Give again, verbatim, the lines between the line that contains "Rebuild this chart" and the line that contains "import seaborn as sns", counting both ends. Pictures are excluded from the copy.
START Provided material
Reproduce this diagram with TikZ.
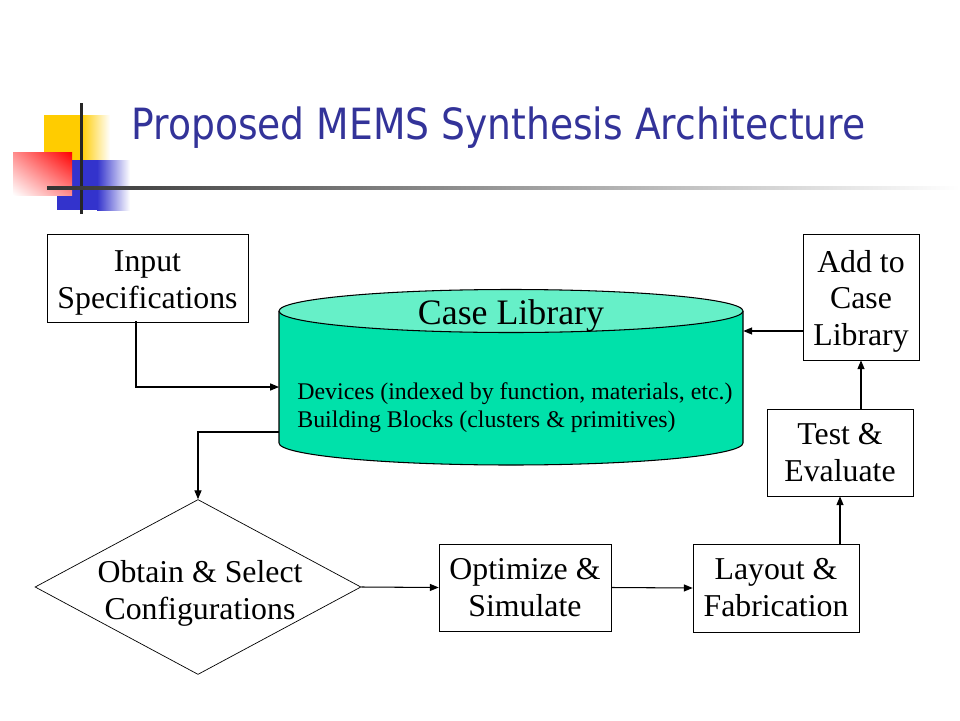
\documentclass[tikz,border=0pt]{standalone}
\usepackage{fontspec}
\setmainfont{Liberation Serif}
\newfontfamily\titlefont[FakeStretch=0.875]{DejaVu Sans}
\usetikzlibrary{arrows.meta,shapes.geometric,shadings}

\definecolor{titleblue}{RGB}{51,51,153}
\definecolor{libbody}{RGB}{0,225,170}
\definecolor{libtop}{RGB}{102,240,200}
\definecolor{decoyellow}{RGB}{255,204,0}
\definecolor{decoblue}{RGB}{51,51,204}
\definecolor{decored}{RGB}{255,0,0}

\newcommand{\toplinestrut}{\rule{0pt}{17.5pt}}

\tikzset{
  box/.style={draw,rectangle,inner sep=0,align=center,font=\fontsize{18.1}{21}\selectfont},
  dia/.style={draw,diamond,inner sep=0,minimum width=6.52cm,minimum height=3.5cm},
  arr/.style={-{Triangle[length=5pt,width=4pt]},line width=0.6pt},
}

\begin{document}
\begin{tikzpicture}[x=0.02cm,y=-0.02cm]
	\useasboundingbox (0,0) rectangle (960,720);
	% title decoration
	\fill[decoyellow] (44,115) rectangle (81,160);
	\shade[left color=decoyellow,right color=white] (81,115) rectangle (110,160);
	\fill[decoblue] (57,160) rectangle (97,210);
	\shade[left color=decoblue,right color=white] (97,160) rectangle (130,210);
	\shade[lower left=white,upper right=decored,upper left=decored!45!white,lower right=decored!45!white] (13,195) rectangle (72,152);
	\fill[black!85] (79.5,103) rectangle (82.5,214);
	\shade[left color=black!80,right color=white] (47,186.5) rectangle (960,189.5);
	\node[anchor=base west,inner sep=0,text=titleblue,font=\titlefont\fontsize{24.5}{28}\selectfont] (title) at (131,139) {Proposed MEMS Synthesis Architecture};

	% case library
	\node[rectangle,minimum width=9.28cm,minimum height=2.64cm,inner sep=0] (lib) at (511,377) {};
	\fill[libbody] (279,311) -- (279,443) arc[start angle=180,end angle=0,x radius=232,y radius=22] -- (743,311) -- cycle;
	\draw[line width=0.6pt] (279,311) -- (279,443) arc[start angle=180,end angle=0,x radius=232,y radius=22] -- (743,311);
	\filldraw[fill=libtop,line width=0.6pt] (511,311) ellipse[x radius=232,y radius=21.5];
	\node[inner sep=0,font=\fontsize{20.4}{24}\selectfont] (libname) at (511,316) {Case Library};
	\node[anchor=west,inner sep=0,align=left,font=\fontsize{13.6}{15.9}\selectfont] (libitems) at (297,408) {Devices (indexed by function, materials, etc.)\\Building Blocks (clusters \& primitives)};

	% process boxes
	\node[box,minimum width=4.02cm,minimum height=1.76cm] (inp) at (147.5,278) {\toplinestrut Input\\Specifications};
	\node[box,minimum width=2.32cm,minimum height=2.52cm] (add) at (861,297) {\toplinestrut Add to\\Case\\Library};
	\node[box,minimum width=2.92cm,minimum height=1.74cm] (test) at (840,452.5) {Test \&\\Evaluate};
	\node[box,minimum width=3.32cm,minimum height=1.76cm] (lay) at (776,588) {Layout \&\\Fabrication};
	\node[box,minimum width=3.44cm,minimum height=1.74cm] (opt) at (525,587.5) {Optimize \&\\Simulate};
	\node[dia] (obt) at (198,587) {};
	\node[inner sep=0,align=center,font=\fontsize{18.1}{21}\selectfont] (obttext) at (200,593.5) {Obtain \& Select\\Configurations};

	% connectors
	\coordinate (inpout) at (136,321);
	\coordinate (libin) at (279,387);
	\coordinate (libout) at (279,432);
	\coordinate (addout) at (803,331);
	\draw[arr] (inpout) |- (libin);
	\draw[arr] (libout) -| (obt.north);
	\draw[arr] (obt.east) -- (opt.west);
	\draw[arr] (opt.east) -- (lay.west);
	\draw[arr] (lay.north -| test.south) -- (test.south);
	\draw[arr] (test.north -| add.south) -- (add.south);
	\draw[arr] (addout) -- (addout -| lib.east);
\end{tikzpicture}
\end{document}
END Provided material
START Provided material
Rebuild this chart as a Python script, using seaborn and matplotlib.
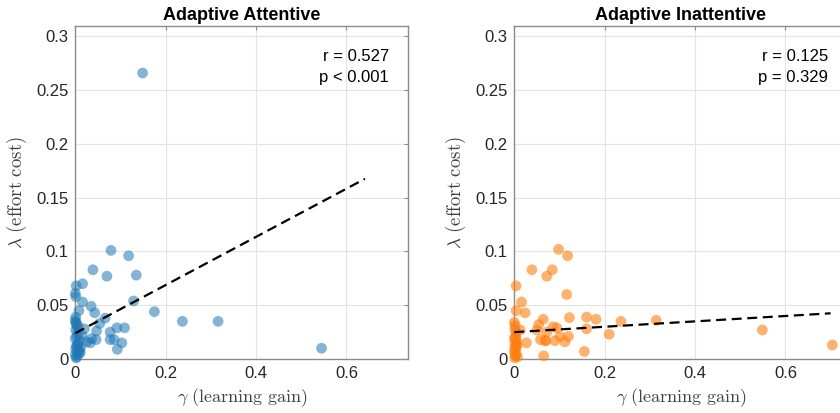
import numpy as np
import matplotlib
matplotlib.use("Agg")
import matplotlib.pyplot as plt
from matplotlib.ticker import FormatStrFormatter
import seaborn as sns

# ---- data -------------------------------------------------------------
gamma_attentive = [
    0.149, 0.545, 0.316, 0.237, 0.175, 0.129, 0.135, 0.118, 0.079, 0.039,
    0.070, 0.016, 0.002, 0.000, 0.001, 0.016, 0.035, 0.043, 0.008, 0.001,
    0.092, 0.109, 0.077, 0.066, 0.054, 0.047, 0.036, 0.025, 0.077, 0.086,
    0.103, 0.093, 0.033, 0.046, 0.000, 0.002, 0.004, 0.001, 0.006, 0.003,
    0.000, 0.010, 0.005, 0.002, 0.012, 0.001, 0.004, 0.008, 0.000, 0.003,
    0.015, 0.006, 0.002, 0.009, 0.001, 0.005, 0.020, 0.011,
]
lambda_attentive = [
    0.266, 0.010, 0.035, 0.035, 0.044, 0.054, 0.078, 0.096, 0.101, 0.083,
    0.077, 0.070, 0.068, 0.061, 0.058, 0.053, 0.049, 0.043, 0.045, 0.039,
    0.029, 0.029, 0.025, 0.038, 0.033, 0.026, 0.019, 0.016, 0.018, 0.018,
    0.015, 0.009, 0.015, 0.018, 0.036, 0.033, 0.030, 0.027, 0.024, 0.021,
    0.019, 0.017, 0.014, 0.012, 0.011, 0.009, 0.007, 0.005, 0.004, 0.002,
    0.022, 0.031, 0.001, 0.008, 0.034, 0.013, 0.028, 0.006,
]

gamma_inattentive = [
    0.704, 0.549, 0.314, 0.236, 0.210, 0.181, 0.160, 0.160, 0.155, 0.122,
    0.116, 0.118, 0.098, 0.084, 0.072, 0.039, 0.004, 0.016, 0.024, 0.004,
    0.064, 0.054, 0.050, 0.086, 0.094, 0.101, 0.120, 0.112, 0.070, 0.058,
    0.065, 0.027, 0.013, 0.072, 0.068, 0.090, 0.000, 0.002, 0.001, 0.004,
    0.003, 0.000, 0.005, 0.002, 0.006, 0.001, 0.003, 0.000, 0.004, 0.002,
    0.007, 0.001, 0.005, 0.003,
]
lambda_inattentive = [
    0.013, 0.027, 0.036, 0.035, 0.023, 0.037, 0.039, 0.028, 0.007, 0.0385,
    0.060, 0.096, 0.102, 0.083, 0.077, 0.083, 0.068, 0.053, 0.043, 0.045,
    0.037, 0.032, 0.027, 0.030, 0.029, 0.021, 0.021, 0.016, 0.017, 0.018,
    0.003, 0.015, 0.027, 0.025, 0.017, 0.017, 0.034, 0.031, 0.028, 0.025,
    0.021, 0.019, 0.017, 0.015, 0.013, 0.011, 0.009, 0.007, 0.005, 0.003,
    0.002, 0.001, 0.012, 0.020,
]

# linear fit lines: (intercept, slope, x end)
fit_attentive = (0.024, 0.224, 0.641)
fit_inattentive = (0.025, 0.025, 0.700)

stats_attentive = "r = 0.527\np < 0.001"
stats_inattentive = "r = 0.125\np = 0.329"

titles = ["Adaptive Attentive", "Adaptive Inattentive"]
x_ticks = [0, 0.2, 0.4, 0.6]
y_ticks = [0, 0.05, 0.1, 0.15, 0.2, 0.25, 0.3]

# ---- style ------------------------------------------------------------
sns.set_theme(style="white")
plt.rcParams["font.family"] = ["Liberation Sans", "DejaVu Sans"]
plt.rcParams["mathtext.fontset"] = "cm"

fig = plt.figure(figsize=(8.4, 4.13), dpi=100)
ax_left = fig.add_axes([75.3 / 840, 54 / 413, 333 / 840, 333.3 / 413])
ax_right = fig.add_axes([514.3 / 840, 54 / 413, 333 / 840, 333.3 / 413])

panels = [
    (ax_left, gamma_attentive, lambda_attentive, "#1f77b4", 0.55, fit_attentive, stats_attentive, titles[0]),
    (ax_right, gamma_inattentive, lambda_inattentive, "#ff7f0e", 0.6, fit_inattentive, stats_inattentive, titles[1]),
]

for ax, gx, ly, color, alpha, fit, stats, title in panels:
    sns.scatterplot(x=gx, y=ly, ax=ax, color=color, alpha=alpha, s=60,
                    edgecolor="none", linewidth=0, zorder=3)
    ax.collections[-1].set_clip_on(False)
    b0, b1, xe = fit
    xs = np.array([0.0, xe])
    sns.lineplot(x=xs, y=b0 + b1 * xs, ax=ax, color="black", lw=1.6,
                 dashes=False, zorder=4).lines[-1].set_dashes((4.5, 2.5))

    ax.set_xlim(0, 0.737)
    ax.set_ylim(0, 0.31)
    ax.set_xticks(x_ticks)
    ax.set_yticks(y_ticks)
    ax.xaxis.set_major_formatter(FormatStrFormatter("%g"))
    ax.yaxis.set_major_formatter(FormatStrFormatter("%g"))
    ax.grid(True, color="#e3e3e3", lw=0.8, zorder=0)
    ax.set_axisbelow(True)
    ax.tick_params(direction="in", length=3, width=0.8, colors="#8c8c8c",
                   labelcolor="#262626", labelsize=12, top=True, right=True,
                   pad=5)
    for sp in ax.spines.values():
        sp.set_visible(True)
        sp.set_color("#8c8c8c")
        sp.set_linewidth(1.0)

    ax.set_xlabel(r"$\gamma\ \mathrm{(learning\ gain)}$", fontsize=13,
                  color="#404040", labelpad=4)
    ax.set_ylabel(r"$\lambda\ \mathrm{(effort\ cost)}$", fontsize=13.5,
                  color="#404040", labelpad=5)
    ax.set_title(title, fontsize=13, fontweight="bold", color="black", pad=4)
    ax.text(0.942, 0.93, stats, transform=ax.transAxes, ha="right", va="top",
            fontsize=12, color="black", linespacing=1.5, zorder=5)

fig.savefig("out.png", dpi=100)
END Provided material
START Provided material
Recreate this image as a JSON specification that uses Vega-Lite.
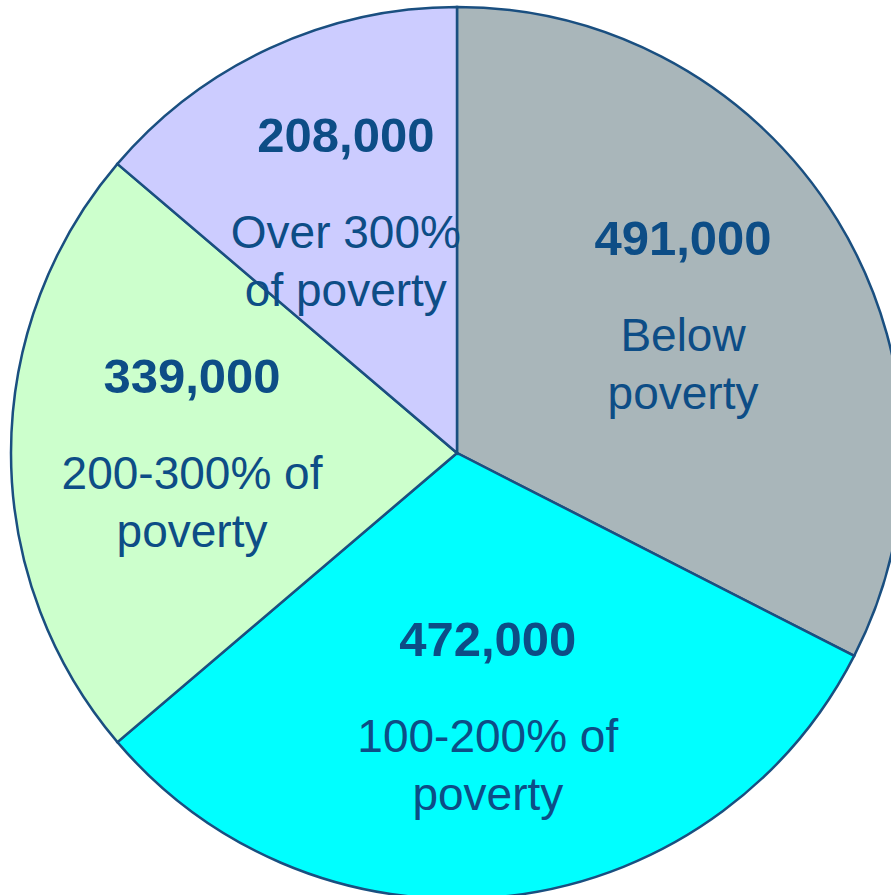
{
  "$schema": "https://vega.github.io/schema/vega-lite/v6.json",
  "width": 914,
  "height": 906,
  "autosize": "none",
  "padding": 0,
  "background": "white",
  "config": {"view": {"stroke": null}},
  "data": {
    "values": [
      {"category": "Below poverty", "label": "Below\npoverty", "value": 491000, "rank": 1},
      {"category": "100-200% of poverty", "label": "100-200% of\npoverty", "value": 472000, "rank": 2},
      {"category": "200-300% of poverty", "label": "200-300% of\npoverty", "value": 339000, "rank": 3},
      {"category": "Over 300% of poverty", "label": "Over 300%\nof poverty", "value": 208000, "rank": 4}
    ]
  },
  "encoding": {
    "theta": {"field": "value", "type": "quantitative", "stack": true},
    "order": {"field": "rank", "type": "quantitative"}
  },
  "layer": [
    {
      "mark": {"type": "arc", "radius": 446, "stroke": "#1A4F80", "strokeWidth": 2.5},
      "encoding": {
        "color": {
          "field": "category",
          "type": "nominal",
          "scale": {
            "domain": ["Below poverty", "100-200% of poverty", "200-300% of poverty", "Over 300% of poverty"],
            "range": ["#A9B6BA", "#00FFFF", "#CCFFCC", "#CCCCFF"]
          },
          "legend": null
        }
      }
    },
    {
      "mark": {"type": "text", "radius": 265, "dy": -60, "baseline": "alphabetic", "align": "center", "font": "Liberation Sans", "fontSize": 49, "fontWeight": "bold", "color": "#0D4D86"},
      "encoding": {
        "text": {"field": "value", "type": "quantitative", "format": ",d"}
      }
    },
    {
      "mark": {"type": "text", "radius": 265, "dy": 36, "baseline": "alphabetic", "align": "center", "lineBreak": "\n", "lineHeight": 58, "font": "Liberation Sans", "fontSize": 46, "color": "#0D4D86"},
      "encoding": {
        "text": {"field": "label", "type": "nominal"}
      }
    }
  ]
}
END Provided material
Task answer ->
Rebuild this chart as a Python script, using seaborn and matplotlib.
import numpy as np
import matplotlib
matplotlib.use("Agg")
import matplotlib.pyplot as plt
from matplotlib.ticker import FormatStrFormatter
import seaborn as sns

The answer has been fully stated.